Recall that if |x| < 1, then
[tex]\displaystyle \frac1{1-x} = \sum_{k=0}^\infty x^k[/tex]
So if |a + bxᵐ| < 1, then
[tex]\displaystyle \frac{a+bx^m}{1 - (a+bx^m)} = \sum_{q=1}^\infty (a+bx^m)^q = \sum_{q=1}^\infty a^q \left(1 + \frac{bx^m}a\right)^q[/tex]
By the binomial theorem,
[tex]\displaystyle \left(1 + \frac{bx^m}a\right)^q = \sum_{r=0}^q \binom qr \left(\frac{bx^m}a\right)^r[/tex]
The binomial coefficient is defined as
[tex]\dbinom nk = \dfrac{n!}{k!(n-k)!}[/tex]
if 0 ≤ k ≤ n, and 0 otherwise.
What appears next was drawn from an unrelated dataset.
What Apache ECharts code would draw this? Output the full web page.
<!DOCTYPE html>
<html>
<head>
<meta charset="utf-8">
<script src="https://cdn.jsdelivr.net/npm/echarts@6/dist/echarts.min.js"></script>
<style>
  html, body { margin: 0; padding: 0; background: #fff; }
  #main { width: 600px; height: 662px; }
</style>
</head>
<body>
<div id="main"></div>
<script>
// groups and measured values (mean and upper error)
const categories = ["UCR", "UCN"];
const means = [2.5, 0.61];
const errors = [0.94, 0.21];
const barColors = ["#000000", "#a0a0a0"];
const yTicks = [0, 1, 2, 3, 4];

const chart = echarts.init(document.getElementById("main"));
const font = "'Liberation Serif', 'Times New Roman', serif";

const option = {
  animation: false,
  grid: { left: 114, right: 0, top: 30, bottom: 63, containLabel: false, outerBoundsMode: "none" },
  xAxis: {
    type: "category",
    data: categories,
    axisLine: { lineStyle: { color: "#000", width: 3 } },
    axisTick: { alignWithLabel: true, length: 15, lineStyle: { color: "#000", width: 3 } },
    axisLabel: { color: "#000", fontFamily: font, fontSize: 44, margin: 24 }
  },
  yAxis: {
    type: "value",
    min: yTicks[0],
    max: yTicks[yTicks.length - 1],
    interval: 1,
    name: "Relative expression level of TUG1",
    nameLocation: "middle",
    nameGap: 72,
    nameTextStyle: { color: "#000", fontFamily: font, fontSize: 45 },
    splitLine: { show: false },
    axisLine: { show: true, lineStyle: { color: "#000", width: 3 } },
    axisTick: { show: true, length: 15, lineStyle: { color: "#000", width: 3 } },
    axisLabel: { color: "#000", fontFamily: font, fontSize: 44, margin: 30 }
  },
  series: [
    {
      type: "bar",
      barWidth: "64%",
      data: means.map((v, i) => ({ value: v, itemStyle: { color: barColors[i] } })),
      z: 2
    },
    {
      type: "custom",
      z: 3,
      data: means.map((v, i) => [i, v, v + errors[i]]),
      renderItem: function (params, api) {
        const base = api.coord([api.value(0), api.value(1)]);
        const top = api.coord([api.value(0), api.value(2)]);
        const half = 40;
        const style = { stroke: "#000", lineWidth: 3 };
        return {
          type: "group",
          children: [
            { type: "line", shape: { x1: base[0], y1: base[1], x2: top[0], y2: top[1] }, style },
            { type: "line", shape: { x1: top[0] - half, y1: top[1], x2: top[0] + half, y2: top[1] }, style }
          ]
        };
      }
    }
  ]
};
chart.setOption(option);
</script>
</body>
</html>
Then we can rewrite the sum as
[tex]\displaystyle \left(1 + \frac{bx^m}a\right)^q = \sum_{r=0}^\infty \binom qr \left(\frac{bx^m}a\right)^r[/tex]
and pulling out the first term,
[tex]\displaystyle \left(1 + \frac{bx^m}a\right)^q = 1 + \sum_{r=1}^\infty \binom qr \left(\frac{bx^m}a\right)^r[/tex]
Finally,
[tex]\dbinom qr = \dfrac{q!}{r! (q-r)!} \\\\\\ = \dfrac{q(q-1)(q-2)\cdots(q-(r-1))(q-r)(q-(r+1))\cdots3\cdot2\cdot1}{r! (q-r) (q-(r+1)) (q-(r+2))\cdots3\cdot2\cdot1} \\\\\\ = \dfrac{q(q-1)(q-2)\cdots(q-(r-1))}{r!} \\\\ = \dfrac{\prod\limits_{i=0}^{r-1}(q-i)}{\Gamma(r+1)}[/tex]
since n! = Γ(n + 1). (I think the given upper limit in the product may be a mistake.)